František Weyr (* 25. 4. 1879 29. 6. 1951)
He was a president of the SSO in 1920 -1929. František Weyr belonged to excellent land officers, who devoted themselves fully to the service for the new state and participated in forming its administrative and scientific organizations. He finished his law studies at the Czech university in Prague; in 1903 – 1909 he worked as an officer at political administration of the proconsulate in Vienna, Central Statistical Commission and the Ministry of Education. He was a member of the Revolutionary National Assembly. He was one of the founders of the Faculty of Law of the Masaryk University in Brno; he was working there as a full professor and the first dean (1919 – 1920, later 1927 – 1928, and 1935 – 1936). In 1923 – 1924 he was a rector of the Masaryk University. What is of special importance for statistics are his organizational efforts, although he is also an author of several professional statistical studies (e.g. study on “Problem of Free Will and Statistics” from 1911, and work on exceptional people “Above-average Intelligence as a Collective Phenomenon” from 1927, which received favourable response also from the international public).

Jan Auerhan (* 2. 9. 1880 9. 6. 1942)
He was a president of the SSO in 1929 -1939. After graduation from law studies in 1906, still in the Austro-Hungarian Monarchy, he started to work in the Statistical Office of the Kingdom of Bohemia. From the foundation of the State Statistical Office in 1919 he was its employee and his career underwent a rapid development. In 1921 he became a ministerial counsellor, in 1926 head of a department and vice president of the SSO, of which he was president from 1929 to 1939. He lectured at the Charles University. His work enhanced the national statistics to the international level. According to him statistics should not be a speech of mere dry facts, because for the experts it vividly bears witness to the condition of the society with a minimal distortion. And that is why Jan Auerhan dealt with an issue, which was really topical at that time: questions of emigration and Czechoslovak minorities abroad. Here are names of some of his works: Czechoslovak Minorities Abroad; Destiny of Czech Emigrants in Prussia, Poland and Russia; Czech Settlements in Volyn, Crimea, and Caucasus; Language Minorities in Europe. He also dealt with statistics on forestry. He issued many other works that are until now a valuable source of information and not only historians can learn a lesson from them. During the Nazi occupation he – as a real patriot – was in touch with the domestic resistance movement and even despite a proper conspiracy he was arrested (when the martial law was declared after the attack on Reinhard Heydrich) and executed at the shooting range in Prague-Kobylisy.

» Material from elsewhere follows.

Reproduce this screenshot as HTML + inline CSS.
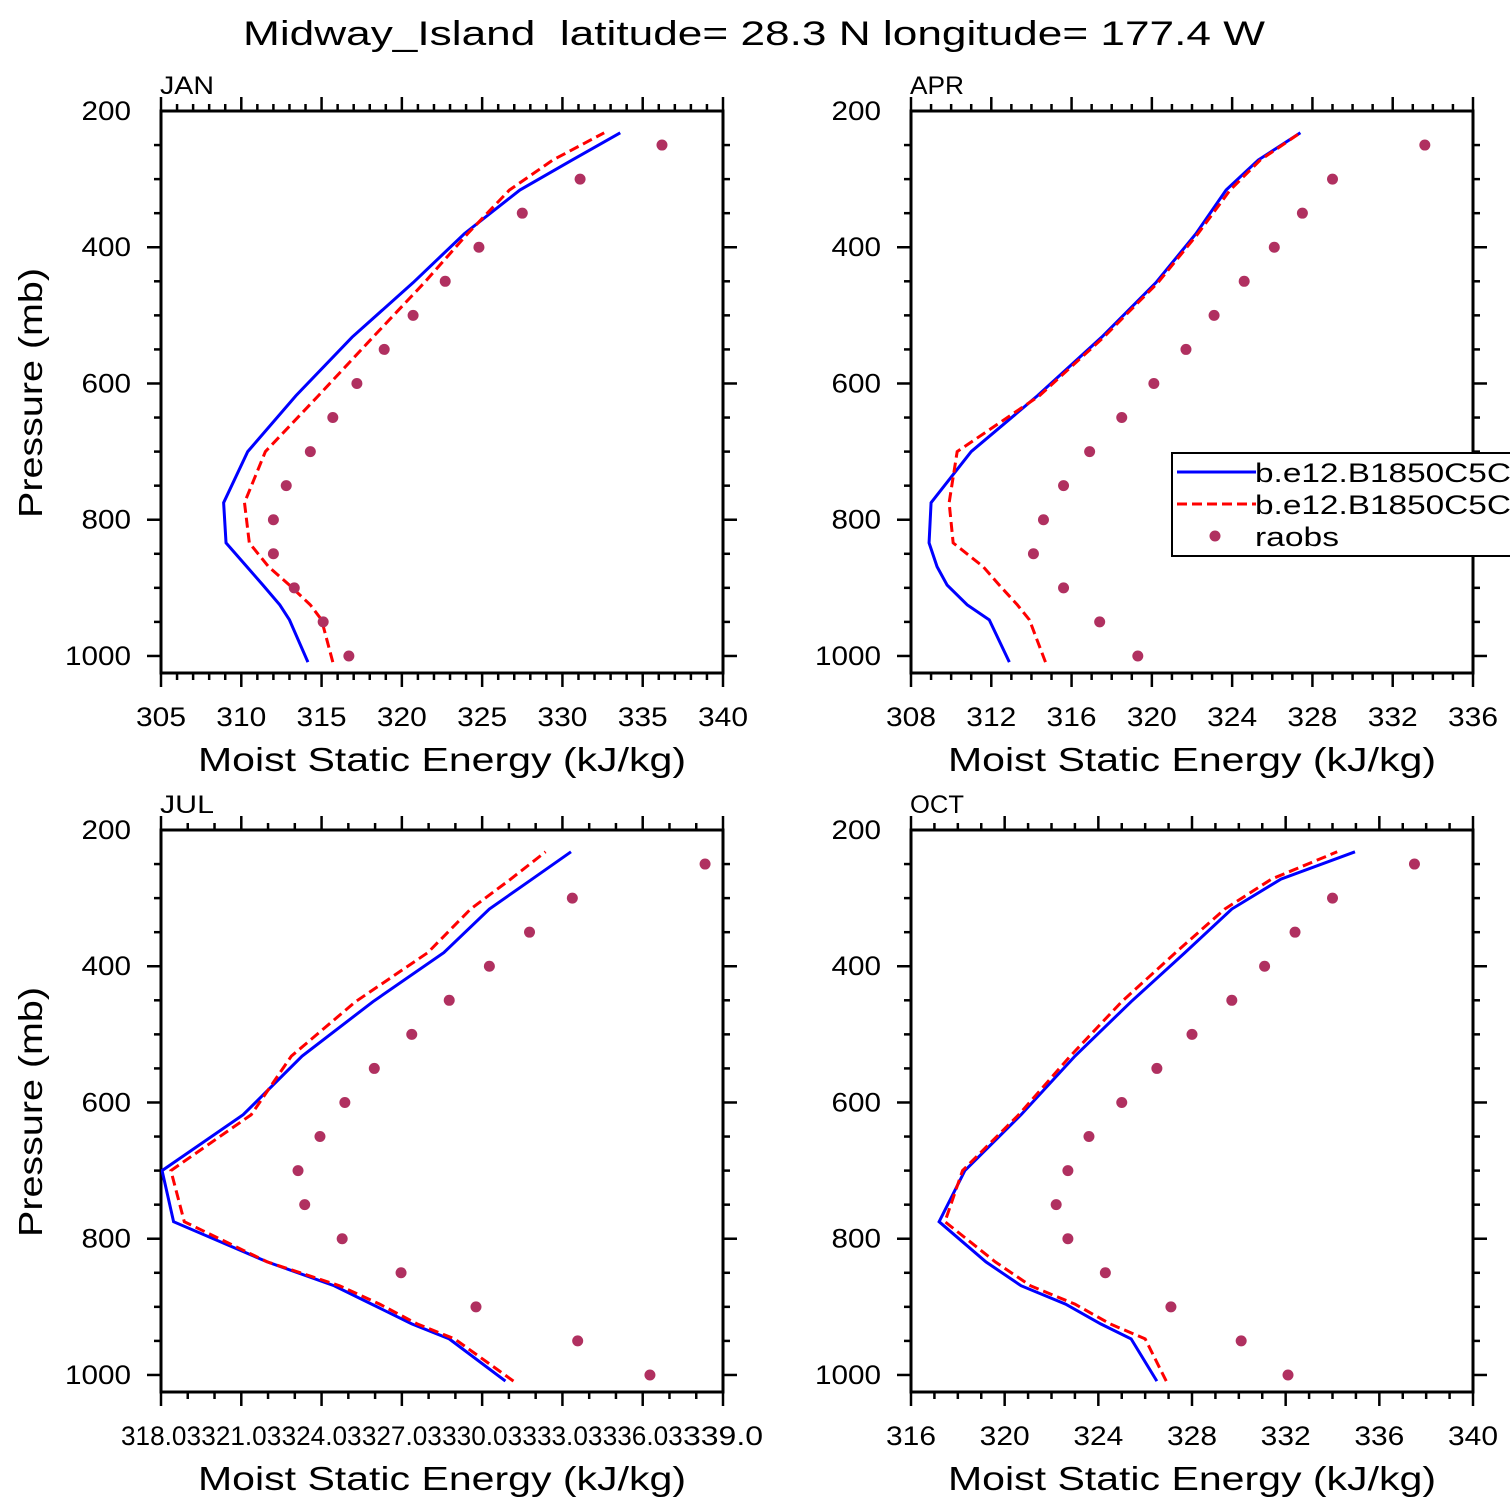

Antonín Boháč (* 5. 3. 1882 27. 12. 1950)
Vice president of the office in 1934 – 1941. Antonín Boháč belonged to founders of our demography and statistics; he enhanced Czech demography to international level. After the World War I he was a member of Czechoslovak delegation at the peace conference in Paris, for which he elaborated many background materials on economic, population and legal conditions of the population especially in marginal and ethnic-mixed areas. In 1921, he procured as for organization the first Population and Housing Census in the Czechoslovak Republic and participated a lot in processing of the results (he prepared the plan of processing by a punch card technology). A similar role he had also in the second census in 1930. In 1925, he re-organized demographic statistics. He was an associate professor of demography and lectured “Basics of Population Science” at the Faculty of Science from the 1929/1930 school year. He was a co-founder of the Czechoslovak Statistical Association and a vice president of the Association for International Studies. In 1934, he became a vice president of the SSO. After Dr. Auerhan was deprived of his post of the SSO president in the end of March 1939, he headed the office from his post of the vice president until 1941, when the Nazi deprived him of his function and later forced him to stay in his native village Lišice near to the town of Kutná Hora. He is an author of the Map of Nationalities of the Czechoslovak Republic and of the following publications: The Capital City of Prague (1923), Czech Population Problem (1914); Our Population Problem and Statistics (1929).

During the World War II statistical activity in Bohemia and Moravia was limited; it conformed to war conditions and the status of our territory. The president of the State Statistical Office, Dr. Jan Auerhan, was already in the end of March 1939 forced to definitely retire, especially due to his works on minority policy. Dr. Jan Auerhan was on 6 June 1942 arrested by Gestapo and on 9 June 1942 shot. Also many other employees of the office were persecuted. Some were executed, others died in Nazi prisons and concentration camps.

Immediately after the end of World War II the State Statistical Office with a national authority was set up, aimed at re-achieving the high pre-war level of Czechoslovak statistics. The war had a significant impact on the national structure of Czech lands, especially as a result of the compulsory transfer of German inhabitants.

After 1948, in the context of the country’s fundamental social changes, the Czechoslovak statistics focused, especially in the economic sphere, on tasks of national economic surveying and on plan fulfilment supervision.

After the communist regime collapsed in 1989, preconditions for forming of an objective, impartial and non-party state statistical service recovered. As on 1 January 1993, the foundation date of the Czech Republic, the Czech Statistical Office (CZSO) assumed all responsibilities of a national body of statistics. Its tasks and status, as well as the principles and assignments of the State statistical service in the Czech Republic, were laid down in the Act No. 89/1995 Sb. (the Collection of Laws) on Statistical Service a most recent amendment of which was made in June 2006.